En Suisse, les loyers illégalement élevés sont la première cause de diminution du pouvoir d’achat. Mais la majorité de droite de la Commission des affaires juridiques du Conseil national (CAJ-N) ne souhaite apparemment pas s’élever contre le fait que les loyers étaient, rien que l'année dernière, 10,5 milliards trop élevés par rapport aux prescriptions légales. Elle a ainsi rejeté hier une initiative parlementaire du PS Suisse qui demandait une révision périodique des rendements locatifs. Parallèlement, la même majorité de la CAJ-N a approuvé trois projets du lobby immobilier visant à réduire la protection des locataires contre les résiliations de bail.

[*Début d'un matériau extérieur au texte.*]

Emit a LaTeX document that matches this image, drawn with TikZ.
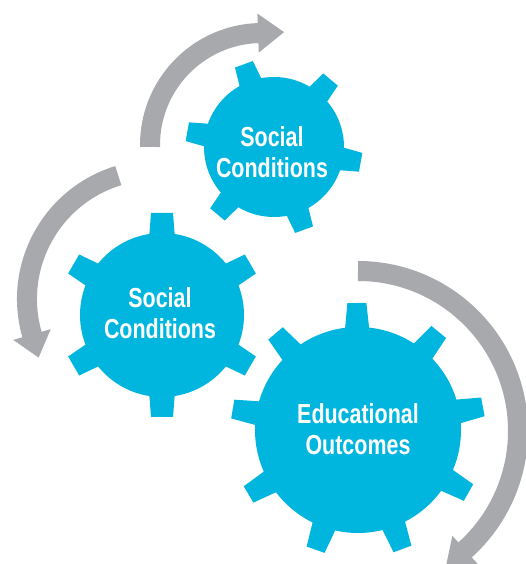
\documentclass[tikz,border=0pt]{standalone}
\usepackage{fontspec}
\newfontfamily\gearfont[FakeStretch=0.78]{Liberation Sans}
\definecolor{gearblue}{RGB}{0,182,222}
\definecolor{arrowgray}{RGB}{167,169,172}
\tikzset{
  gearlabel/.style={text=white, font=\gearfont\bfseries\fontsize{27.5}{31}\selectfont, align=center, inner sep=0pt},
  band/.style={draw=arrowgray, line width=20pt},
  headfill/.style={fill=arrowgray},
  gearfill/.style={fill=gearblue},
}
\begin{document}
\begin{tikzpicture}[x=1pt,y=1pt]
\useasboundingbox (0,0) rectangle (526,564);

% ---- arrows ----
\draw[band] (262,419) ++(181:112) arc[start angle=181, end angle=91.5, radius=112];
\fill[headfill, shift={(262,419)}, rotate=92] (92.5,0) -- (131.5,0) -- (112,-26) -- cycle;

\draw[band] (156,265) ++(107:129) arc[start angle=107, end angle=196.5, radius=129];
\fill[headfill, shift={(156,265)}, rotate=196] (109.5,0) -- (148.5,0) -- (129,24) -- cycle;

\draw[band] (358,133) ++(90:160) arc[start angle=90, end angle=-48.5, radius=160];
\fill[headfill, shift={(358,133)}, rotate=-48] (141,0) -- (179,0) -- (160,-26) -- cycle;

% ---- gear 1 (top) ----
\begin{scope}[shift={(274,417)}]
  \fill[gearfill] (0,0) circle (70);
  \foreach \a in {50,110,...,350}
    \fill[gearfill, rotate=\a] (64,-12) -- (88,-9.5) -- (88,9.5) -- (64,12) -- cycle;
\end{scope}

% ---- gear 2 (middle left) ----
\begin{scope}[shift={(162,249)}]
  \fill[gearfill] (0,0) circle (82);
  \foreach \a in {30,90,...,330}
    \fill[gearfill, rotate=\a] (76,-13) -- (102,-11) -- (102,11) -- (76,13) -- cycle;
\end{scope}

% ---- gear 3 (bottom right) ----
\begin{scope}[shift={(358,134)}]
  \fill[gearfill] (0,0) circle (103);
  \foreach \a in {10.5,50.5,...,340}
    \fill[gearfill, rotate=\a] (97,-12.5) -- (127,-9.5) -- (127,9.5) -- (97,12.5) -- cycle;
\end{scope}

% ---- labels ----
\node[gearlabel] (g1) at (272,412) {Social\\Conditions};
\node[gearlabel] (g2) at (160,251) {Social\\Conditions};
\node[gearlabel] (g3) at (358,135) {Educational\\Outcomes};
\end{tikzpicture}
\end{document}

Pour la grande majorité des personnes en Suisse, le poste de dépense le plus important dans le budget est le loyer, et celui-ci ne cesse d'augmenter. « C'est une perte de pouvoir d'achat, ce d’autant plus que la loi fixe le niveau maximal du loyer », déclare le conseiller national socialiste Baptiste Hurni (NE). « Ici, l'argent est transféré de la poche de la population active à celle des propriétaires immobiliers au-delà de ce que la loi prévoit. C'est choquant, car la population compense cette diminution de pouvoir d'achat en allant moins souvent manger à l'extérieur, en passant moins de week-ends à la montagne et en devant se résoudre à acheter des biens bon marchés, mais produits dans des conditions douteuses »
 
Protéger le pouvoir d'achat par un contrôle périodique des rendements locatifs
Pour mettre fin à cette situation inacceptable, le PS Suisse a déposé une intervention qui prévoit un examen périodique (révision) des rendements locatifs. Les entreprises connaissent déjà cet instrument avec la révision périodique de l'AVS, la révision de la TVA, et la révision générale des impôts. « Il n'est pas étonnant que la droite rejette cette proposition. Ses élu-es ont en effet introduit de facto un loyer de marché sans toucher à la loi. Ils savent très bien que s'ils inscrivaient officiellement dans un changement du système de loyer basé sur les coûts à un système de loyer basé sur le marché, ils n’auraient aucune chance devant le peuple », explique Baptiste Hurni.
 
Les loyers augmentent jusqu'à 370.- par mois
En 2017 déjà, une étude de la banque Raiffeisen constatait que les loyers en Suisse étaient 40 % trop élevés. Notre droit du bail exige que les loyers évoluent en fonction des coûts réels du capital. En conséquence, les loyers auraient également dû baisser au cours des 15 dernières années en raison de la baisse extrême des taux hypothécaires. Or, ils ont massivement augmenté. Une étude publiée en février sur mandat de l’Asloca a confirmé le constat de l'étude Raiffeisen : au cours des 15 dernières années, les locataires ont payé 78 milliards de francs de loyers en trop, dont 10,5 milliards rien que l’année dernière. Cela représente 370 francs par mois et par ménage !
 
Le lobby immobilier à la manœuvre
En approuvant trois autres projets hostiles aux locataires, la majorité de droite de la CAJ-N a ouvert la voie à l'affaiblissement de la protection des locataires. « Ces attaques visent à faciliter les congés pour mettre la pression sur les locataires et pour augmenter les loyers. Les hausses les plus fortes se font au changement de locataires. Les bailleurs vont encore augmenter leurs profits abusifs, alors que les loyers représentent déjà une charge insupportable pour les ménages », déclare le conseiller national socialiste Christian Dandrès (GE). Le PS Suisse n'acceptera pas ce démantèlement de la protection des locataires.